(no title)
Jaygles | 8 months ago
It should be illegal to sign someone up to a mailing list without explicit consent. If I create an account with my email, or provide it as a part of a checkout process, you should not have the ability to sign me up to a mailing list without me explicitly opting in via a dedicated checkbox or button (and it should initialize as un-checked of course).
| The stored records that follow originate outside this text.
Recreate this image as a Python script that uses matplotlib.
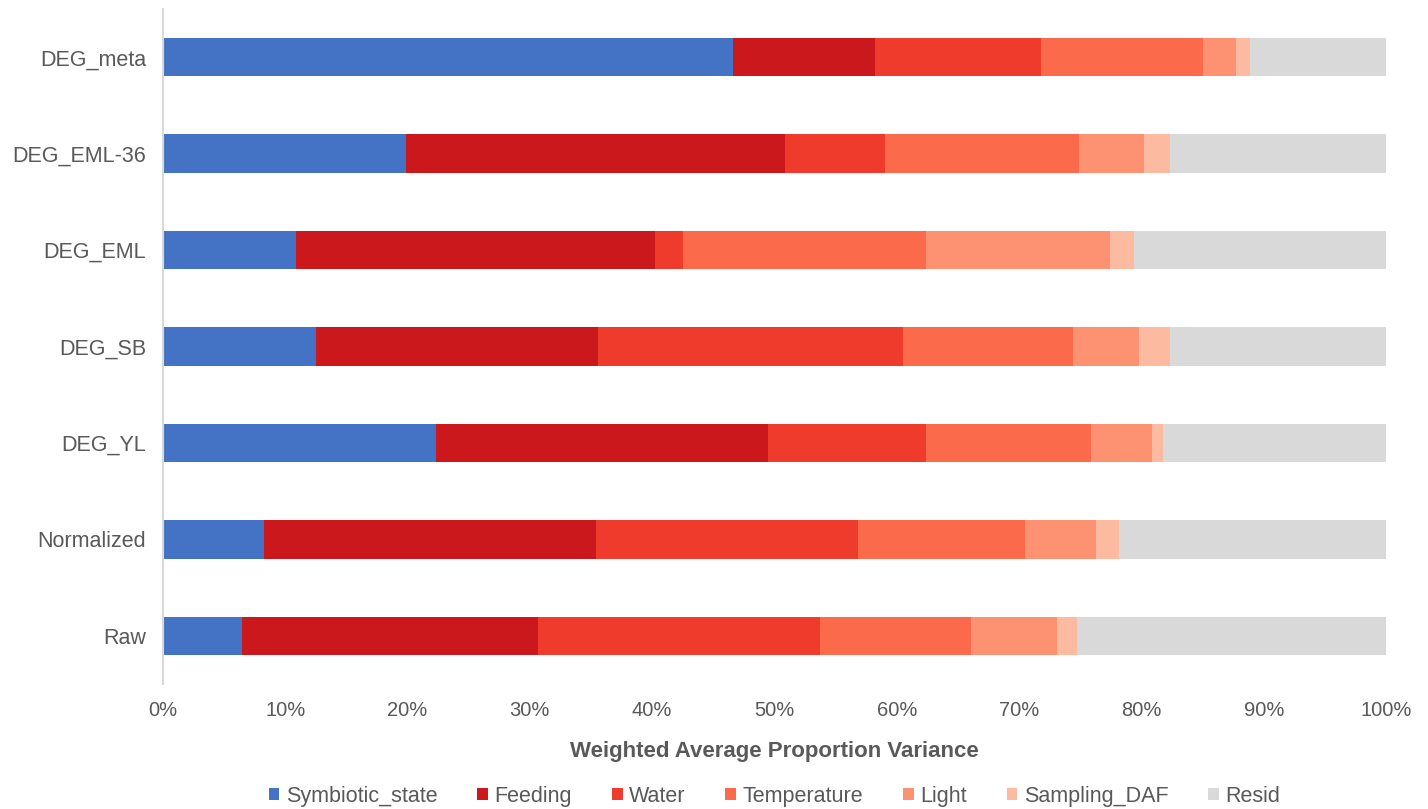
import matplotlib.pyplot as plt
from matplotlib.ticker import PercentFormatter
import numpy as np

plt.rcParams['font.family'] = ['Liberation Sans', 'DejaVu Sans']

samples = ['DEG_meta', 'DEG_EML-36', 'DEG_EML', 'DEG_SB', 'DEG_YL', 'Normalized', 'Raw']
factors = ['Symbiotic_state', 'Feeding', 'Water', 'Temperature', 'Light', 'Sampling_DAF', 'Resid']

symbiotic_state = [46.6, 19.9, 10.9, 12.5, 22.3, 8.3, 6.5]
feeding = [11.6, 31.0, 29.3, 23.1, 27.2, 27.1, 24.2]
water = [13.6, 8.1, 2.3, 24.9, 12.9, 21.4, 23.0]
temperature = [13.2, 15.9, 19.9, 13.9, 13.5, 13.7, 12.4]
light = [2.7, 5.3, 15.0, 5.4, 5.0, 5.8, 7.0]
sampling_daf = [1.2, 2.1, 2.0, 2.5, 0.9, 1.9, 1.6]
resid = [11.1, 17.7, 20.6, 17.7, 18.2, 21.8, 25.3]

colors = ['#4472c4', '#cb181d', '#ef3b2c', '#fb6a4a', '#fc9272', '#fcbba1', '#d9d9d9']

series = [symbiotic_state, feeding, water, temperature, light, sampling_daf, resid]

fig = plt.figure(figsize=(14.28, 8.09), dpi=100)
ax = fig.add_axes([0.1141, 0.1545, 0.8565, 0.8344])

y = np.arange(len(samples))[::-1]
left = np.zeros(len(samples))
for name, vals, c in zip(factors, series, colors):
    vals = np.array(vals)
    ax.barh(y, vals, left=left, height=0.40, color=c, label=name)
    left += vals

ax.set_xlim(0, 100)
ax.set_ylim(-0.5, len(samples) - 0.5)
ax.set_xticks(np.arange(0, 101, 10))
ax.xaxis.set_major_formatter(PercentFormatter(decimals=0))
ax.set_yticks(y)
ax.set_yticklabels(samples)
ax.tick_params(axis='both', length=0, colors='#595959')
ax.tick_params(axis='x', pad=12, labelsize=14.5)
ax.tick_params(axis='y', pad=12, labelsize=15.5)

for s in ['top', 'right', 'bottom']:
    ax.spines[s].set_visible(False)
ax.spines['left'].set_color('#d9d9d9')
ax.spines['left'].set_linewidth(1.5)

ax.set_xlabel('Weighted Average Proportion Variance', fontsize=16,
              fontweight='bold', color='#595959', labelpad=15)

ax.legend(loc='center', bbox_to_anchor=(0.5, -0.166), ncol=7, frameon=False,
          fontsize=15.5, handlelength=0.5, handleheight=0.5, handletextpad=0.3,
          columnspacing=1.85, borderpad=0, labelcolor='#595959')

fig.savefig('out.png', dpi=100)
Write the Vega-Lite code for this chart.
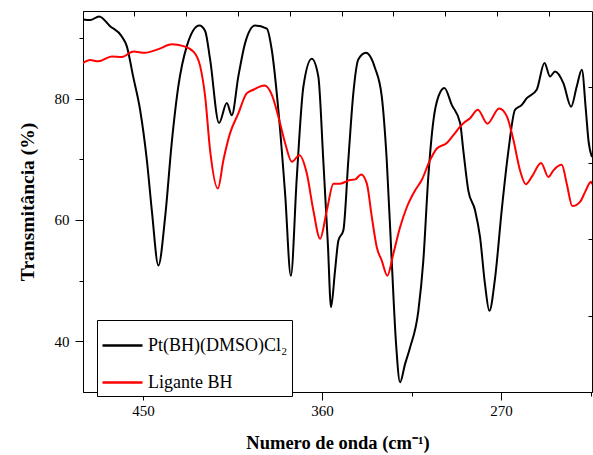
{
  "$schema": "https://vega.github.io/schema/vega-lite/v6.json",
  "width": 509,
  "height": 381,
  "autosize": "none",
  "padding": {"left": 83, "top": 11, "right": 1, "bottom": 63},
  "background": "white",
  "config": {
    "view": {"stroke": "#000000", "strokeWidth": 1},
    "axis": {
      "grid": false,
      "domainColor": "#000000",
      "tickColor": "#000000",
      "labelColor": "#000000",
      "titleColor": "#000000",
      "labelFont": "Liberation Serif",
      "titleFont": "Liberation Serif",
      "labelFontSize": 15,
      "titleFontSize": 18.5,
      "titleFontWeight": "bold",
      "domainWidth": 1,
      "tickWidth": 1
    },
    "legend": {
      "labelFont": "Liberation Serif",
      "labelFontSize": 18,
      "labelColor": "#000000"
    }
  },
  "data": {
    "values": [
      {"s": "Pt(BH)(DMSO)Cl₂", "x": 480.2, "y": 93.1},
      {"s": "Pt(BH)(DMSO)Cl₂", "x": 476.6, "y": 93.0},
      {"s": "Pt(BH)(DMSO)Cl₂", "x": 472.1, "y": 93.6},
      {"s": "Pt(BH)(DMSO)Cl₂", "x": 466.6, "y": 92.0},
      {"s": "Pt(BH)(DMSO)Cl₂", "x": 460.7, "y": 90.3},
      {"s": "Pt(BH)(DMSO)Cl₂", "x": 458.2, "y": 88.7},
      {"s": "Pt(BH)(DMSO)Cl₂", "x": 455.0, "y": 83.7},
      {"s": "Pt(BH)(DMSO)Cl₂", "x": 451.5, "y": 78.2},
      {"s": "Pt(BH)(DMSO)Cl₂", "x": 448.1, "y": 69.9},
      {"s": "Pt(BH)(DMSO)Cl₂", "x": 445.6, "y": 61.6},
      {"s": "Pt(BH)(DMSO)Cl₂", "x": 442.3, "y": 52.5},
      {"s": "Pt(BH)(DMSO)Cl₂", "x": 438.9, "y": 60.5},
      {"s": "Pt(BH)(DMSO)Cl₂", "x": 435.6, "y": 72.7},
      {"s": "Pt(BH)(DMSO)Cl₂", "x": 432.3, "y": 82.0},
      {"s": "Pt(BH)(DMSO)Cl₂", "x": 428.0, "y": 88.7},
      {"s": "Pt(BH)(DMSO)Cl₂", "x": 421.7, "y": 92.1},
      {"s": "Pt(BH)(DMSO)Cl₂", "x": 418.8, "y": 91.2},
      {"s": "Pt(BH)(DMSO)Cl₂", "x": 416.3, "y": 86.5},
      {"s": "Pt(BH)(DMSO)Cl₂", "x": 411.8, "y": 76.0},
      {"s": "Pt(BH)(DMSO)Cl₂", "x": 407.9, "y": 79.3},
      {"s": "Pt(BH)(DMSO)Cl₂", "x": 405.4, "y": 77.3},
      {"s": "Pt(BH)(DMSO)Cl₂", "x": 402.1, "y": 83.7},
      {"s": "Pt(BH)(DMSO)Cl₂", "x": 398.7, "y": 89.2},
      {"s": "Pt(BH)(DMSO)Cl₂", "x": 393.7, "y": 92.1},
      {"s": "Pt(BH)(DMSO)Cl₂", "x": 387.8, "y": 91.6},
      {"s": "Pt(BH)(DMSO)Cl₂", "x": 385.3, "y": 88.1},
      {"s": "Pt(BH)(DMSO)Cl₂", "x": 382.0, "y": 78.2},
      {"s": "Pt(BH)(DMSO)Cl₂", "x": 378.6, "y": 64.4},
      {"s": "Pt(BH)(DMSO)Cl₂", "x": 375.7, "y": 50.8},
      {"s": "Pt(BH)(DMSO)Cl₂", "x": 372.7, "y": 67.1},
      {"s": "Pt(BH)(DMSO)Cl₂", "x": 369.4, "y": 82.0},
      {"s": "Pt(BH)(DMSO)Cl₂", "x": 365.2, "y": 86.6},
      {"s": "Pt(BH)(DMSO)Cl₂", "x": 361.9, "y": 83.7},
      {"s": "Pt(BH)(DMSO)Cl₂", "x": 359.4, "y": 69.9},
      {"s": "Pt(BH)(DMSO)Cl₂", "x": 357.1, "y": 56.1},
      {"s": "Pt(BH)(DMSO)Cl₂", "x": 355.5, "y": 45.6},
      {"s": "Pt(BH)(DMSO)Cl₂", "x": 353.5, "y": 51.6},
      {"s": "Pt(BH)(DMSO)Cl₂", "x": 351.8, "y": 56.6},
      {"s": "Pt(BH)(DMSO)Cl₂", "x": 349.3, "y": 58.3},
      {"s": "Pt(BH)(DMSO)Cl₂", "x": 346.8, "y": 69.9},
      {"s": "Pt(BH)(DMSO)Cl₂", "x": 344.3, "y": 80.9},
      {"s": "Pt(BH)(DMSO)Cl₂", "x": 341.8, "y": 86.5},
      {"s": "Pt(BH)(DMSO)Cl₂", "x": 337.9, "y": 87.6},
      {"s": "Pt(BH)(DMSO)Cl₂", "x": 333.4, "y": 85.1},
      {"s": "Pt(BH)(DMSO)Cl₂", "x": 330.0, "y": 80.4},
      {"s": "Pt(BH)(DMSO)Cl₂", "x": 327.5, "y": 69.9},
      {"s": "Pt(BH)(DMSO)Cl₂", "x": 325.0, "y": 53.3},
      {"s": "Pt(BH)(DMSO)Cl₂", "x": 322.8, "y": 39.5},
      {"s": "Pt(BH)(DMSO)Cl₂", "x": 320.8, "y": 33.2},
      {"s": "Pt(BH)(DMSO)Cl₂", "x": 318.3, "y": 36.2},
      {"s": "Pt(BH)(DMSO)Cl₂", "x": 315.8, "y": 38.9},
      {"s": "Pt(BH)(DMSO)Cl₂", "x": 311.6, "y": 45.0},
      {"s": "Pt(BH)(DMSO)Cl₂", "x": 309.1, "y": 53.3},
      {"s": "Pt(BH)(DMSO)Cl₂", "x": 306.6, "y": 67.1},
      {"s": "Pt(BH)(DMSO)Cl₂", "x": 304.0, "y": 76.5},
      {"s": "Pt(BH)(DMSO)Cl₂", "x": 301.5, "y": 80.4},
      {"s": "Pt(BH)(DMSO)Cl₂", "x": 298.5, "y": 81.8},
      {"s": "Pt(BH)(DMSO)Cl₂", "x": 294.8, "y": 79.0},
      {"s": "Pt(BH)(DMSO)Cl₂", "x": 290.6, "y": 76.0},
      {"s": "Pt(BH)(DMSO)Cl₂", "x": 289.0, "y": 71.5},
      {"s": "Pt(BH)(DMSO)Cl₂", "x": 286.5, "y": 64.9},
      {"s": "Pt(BH)(DMSO)Cl₂", "x": 283.1, "y": 61.6},
      {"s": "Pt(BH)(DMSO)Cl₂", "x": 280.6, "y": 57.2},
      {"s": "Pt(BH)(DMSO)Cl₂", "x": 278.1, "y": 49.4},
      {"s": "Pt(BH)(DMSO)Cl₂", "x": 275.9, "y": 45.0},
      {"s": "Pt(BH)(DMSO)Cl₂", "x": 273.0, "y": 50.5},
      {"s": "Pt(BH)(DMSO)Cl₂", "x": 269.7, "y": 61.6},
      {"s": "Pt(BH)(DMSO)Cl₂", "x": 266.3, "y": 71.5},
      {"s": "Pt(BH)(DMSO)Cl₂", "x": 263.0, "y": 78.2},
      {"s": "Pt(BH)(DMSO)Cl₂", "x": 259.6, "y": 79.0},
      {"s": "Pt(BH)(DMSO)Cl₂", "x": 257.1, "y": 80.1},
      {"s": "Pt(BH)(DMSO)Cl₂", "x": 252.1, "y": 81.5},
      {"s": "Pt(BH)(DMSO)Cl₂", "x": 248.2, "y": 85.9},
      {"s": "Pt(BH)(DMSO)Cl₂", "x": 245.4, "y": 83.7},
      {"s": "Pt(BH)(DMSO)Cl₂", "x": 242.9, "y": 84.5},
      {"s": "Pt(BH)(DMSO)Cl₂", "x": 238.7, "y": 82.6},
      {"s": "Pt(BH)(DMSO)Cl₂", "x": 234.8, "y": 78.7},
      {"s": "Pt(BH)(DMSO)Cl₂", "x": 232.0, "y": 82.0},
      {"s": "Pt(BH)(DMSO)Cl₂", "x": 229.4, "y": 84.8},
      {"s": "Pt(BH)(DMSO)Cl₂", "x": 227.4, "y": 78.2},
      {"s": "Pt(BH)(DMSO)Cl₂", "x": 226.1, "y": 73.2},
      {"s": "Pt(BH)(DMSO)Cl₂", "x": 224.3, "y": 70.4},
      {"s": "Ligante BH", "x": 480.2, "y": 85.9},
      {"s": "Ligante BH", "x": 476.6, "y": 86.4},
      {"s": "Ligante BH", "x": 472.5, "y": 86.2},
      {"s": "Ligante BH", "x": 465.7, "y": 87.0},
      {"s": "Ligante BH", "x": 460.7, "y": 86.9},
      {"s": "Ligante BH", "x": 454.9, "y": 87.8},
      {"s": "Ligante BH", "x": 449.0, "y": 87.6},
      {"s": "Ligante BH", "x": 442.3, "y": 88.2},
      {"s": "Ligante BH", "x": 435.6, "y": 89.0},
      {"s": "Ligante BH", "x": 429.7, "y": 88.7},
      {"s": "Ligante BH", "x": 424.7, "y": 87.8},
      {"s": "Ligante BH", "x": 421.3, "y": 85.4},
      {"s": "Ligante BH", "x": 418.8, "y": 80.4},
      {"s": "Ligante BH", "x": 416.3, "y": 71.5},
      {"s": "Ligante BH", "x": 412.4, "y": 65.2},
      {"s": "Ligante BH", "x": 409.6, "y": 69.9},
      {"s": "Ligante BH", "x": 406.3, "y": 74.3},
      {"s": "Ligante BH", "x": 402.1, "y": 77.6},
      {"s": "Ligante BH", "x": 397.9, "y": 80.9},
      {"s": "Ligante BH", "x": 394.5, "y": 81.5},
      {"s": "Ligante BH", "x": 389.0, "y": 82.2},
      {"s": "Ligante BH", "x": 385.3, "y": 80.7},
      {"s": "Ligante BH", "x": 382.0, "y": 77.1},
      {"s": "Ligante BH", "x": 378.6, "y": 72.7},
      {"s": "Ligante BH", "x": 375.2, "y": 69.6},
      {"s": "Ligante BH", "x": 371.4, "y": 70.7},
      {"s": "Ligante BH", "x": 367.7, "y": 67.7},
      {"s": "Ligante BH", "x": 364.4, "y": 61.6},
      {"s": "Ligante BH", "x": 361.0, "y": 56.9},
      {"s": "Ligante BH", "x": 357.6, "y": 61.6},
      {"s": "Ligante BH", "x": 354.3, "y": 66.0},
      {"s": "Ligante BH", "x": 351.0, "y": 66.0},
      {"s": "Ligante BH", "x": 345.9, "y": 66.6},
      {"s": "Ligante BH", "x": 343.4, "y": 66.7},
      {"s": "Ligante BH", "x": 340.4, "y": 67.5},
      {"s": "Ligante BH", "x": 337.5, "y": 66.0},
      {"s": "Ligante BH", "x": 335.0, "y": 60.5},
      {"s": "Ligante BH", "x": 332.5, "y": 55.5},
      {"s": "Ligante BH", "x": 330.0, "y": 53.3},
      {"s": "Ligante BH", "x": 327.2, "y": 50.8},
      {"s": "Ligante BH", "x": 324.2, "y": 54.4},
      {"s": "Ligante BH", "x": 320.8, "y": 58.8},
      {"s": "Ligante BH", "x": 317.4, "y": 62.1},
      {"s": "Ligante BH", "x": 313.2, "y": 64.9},
      {"s": "Ligante BH", "x": 309.9, "y": 66.6},
      {"s": "Ligante BH", "x": 305.7, "y": 69.9},
      {"s": "Ligante BH", "x": 302.3, "y": 71.8},
      {"s": "Ligante BH", "x": 297.3, "y": 72.7},
      {"s": "Ligante BH", "x": 294.0, "y": 74.0},
      {"s": "Ligante BH", "x": 290.6, "y": 75.4},
      {"s": "Ligante BH", "x": 288.1, "y": 76.2},
      {"s": "Ligante BH", "x": 285.6, "y": 76.8},
      {"s": "Ligante BH", "x": 281.7, "y": 78.2},
      {"s": "Ligante BH", "x": 276.9, "y": 75.9},
      {"s": "Ligante BH", "x": 271.0, "y": 78.4},
      {"s": "Ligante BH", "x": 267.1, "y": 77.1},
      {"s": "Ligante BH", "x": 263.8, "y": 73.2},
      {"s": "Ligante BH", "x": 260.5, "y": 68.2},
      {"s": "Ligante BH", "x": 257.6, "y": 65.9},
      {"s": "Ligante BH", "x": 254.6, "y": 67.1},
      {"s": "Ligante BH", "x": 249.9, "y": 69.4},
      {"s": "Ligante BH", "x": 246.2, "y": 67.1},
      {"s": "Ligante BH", "x": 243.7, "y": 68.2},
      {"s": "Ligante BH", "x": 239.5, "y": 69.1},
      {"s": "Ligante BH", "x": 237.0, "y": 66.0},
      {"s": "Ligante BH", "x": 234.2, "y": 62.3},
      {"s": "Ligante BH", "x": 230.3, "y": 63.0},
      {"s": "Ligante BH", "x": 227.8, "y": 64.6},
      {"s": "Ligante BH", "x": 224.8, "y": 66.3},
      {"s": "Ligante BH", "x": 224.3, "y": 65.9}
    ]
  },
  "resolve": {"axis": {"x": "independent", "y": "independent"}},
  "layer": [
    {
      "mark": {"type": "point", "opacity": 0},
      "encoding": {
        "x": {"field": "x", "type": "quantitative",
              "axis": {"orient": "bottom", "values": [405, 315, 225], "labels": false, "tickSize": 4, "domain": false, "title": null}},
        "y": {"field": "y", "type": "quantitative",
              "axis": {"orient": "left", "values": [90, 70, 50], "labels": false, "tickSize": 4, "domain": false, "title": null}}
      }
    },
    {
      "mark": {"type": "point", "opacity": 0},
      "encoding": {
        "x": {"field": "x", "type": "quantitative",
              "axis": {"orient": "top", "values": [454.4, 428.4, 402.3, 376.3, 350.2, 324.2, 298.2, 272.2, 246.1], "labels": false, "tickSize": -5, "domain": false, "title": null}},
        "y": {"field": "y", "type": "quantitative",
              "axis": {"orient": "right", "values": [82.0, 69.4, 56.8, 44.2], "labels": false, "tickSize": -4, "domain": false, "title": null}}
      }
    },
    {
      "mark": {"type": "line", "strokeWidth": 2, "interpolate": "monotone", "clip": true},
      "encoding": {
        "x": {"field": "x", "type": "quantitative",
              "scale": {"domain": [224.3, 480.2], "reverse": true, "zero": false, "nice": false},
              "axis": {"orient": "bottom", "values": [450, 360, 270], "tickSize": 8, "labelPadding": 3,
                       "title": "Numero de onda (cm⁻¹)", "titleY": 50, "titleBaseline": "middle"}},
        "y": {"field": "y", "type": "quantitative",
              "scale": {"domain": [31.6, 94.5], "zero": false, "nice": false},
              "axis": {"orient": "left", "values": [80, 60, 40], "tickSize": 8, "labelPadding": 6,
                       "title": "Transmitância (%)", "titleX": -56, "titleBaseline": "middle", "titleFontSize": 19.5}},
        "color": {"field": "s", "type": "nominal",
                  "scale": {"domain": ["Pt(BH)(DMSO)Cl₂", "Ligante BH"], "range": ["#000000", "#ff0000"]},
                  "legend": {"title": null, "orient": "none", "legendX": 14, "legendY": 309,
                             "strokeColor": "#000000", "padding": 4, "rowPadding": 6,
                             "symbolType": "stroke", "symbolSize": 1600, "symbolStrokeWidth": 2.5,
                             "labelOffset": 4, "labelLimit": 0, "fillColor": "white"}}
      }
    }
  ]
}
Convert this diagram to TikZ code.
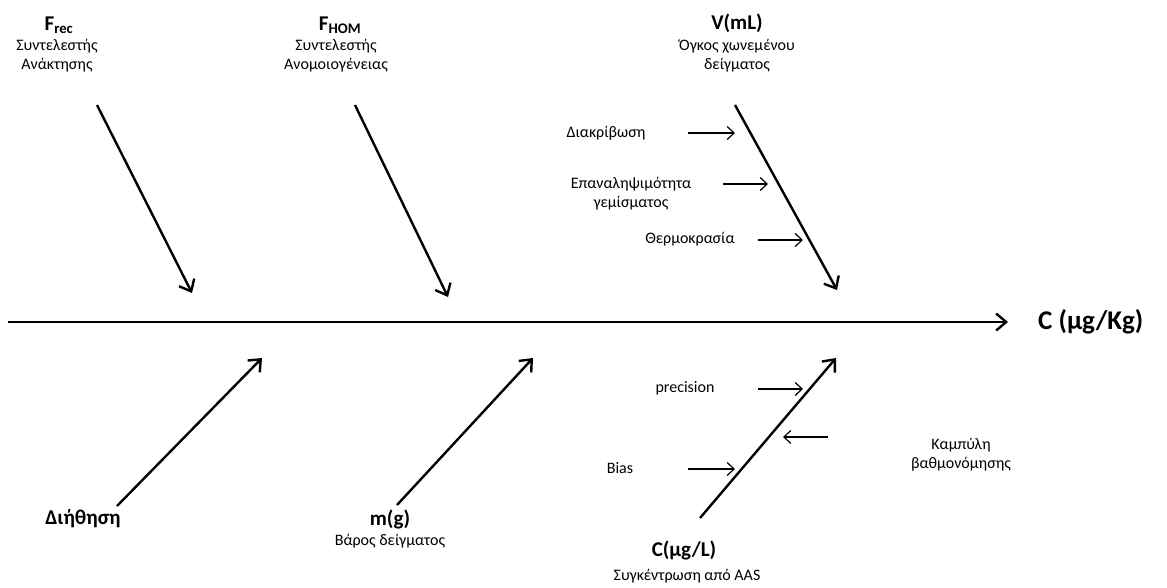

Breaking the mailing lists into 30 different categories is w/e, but auto opting people in to new categories should also be illegal. Such a scummy dark pattern
arp242|8 months ago
I have no idea how this happened; I just coded a simple form with a basic Turing test ("please enter the number 9 here" works well enough for small sites). Did they forget they subscribe? Did someone else use their email? Did someone typo the email address? Bots? No way for me to know.
JimDabell|8 months ago
Even with the best of intentions, somebody with the email address jim@example.com might inadvertently enter kim@example.com. You don’t want to lose Jim and you don’t want to spam Kim. So the outcome of entering an email address in a form should always be “now check your email to confirm”.
Ciunkos|8 months ago
I am pretty sure they (the pissed of recipients) have never even visited your site. Their emails had been submitted by persistent fraud groups hammering every possible input 24/7 for their scam and spam ops. I observe such behavior on our apps and sites, even those that you would assume no one is even aware of.
Cloudflare’s Turnstile will help you block 90% of such threats, and the final solution is to double-confirm the subscription - this way you can be pretty sure subscribers are there willingly and have not been put in by crooks.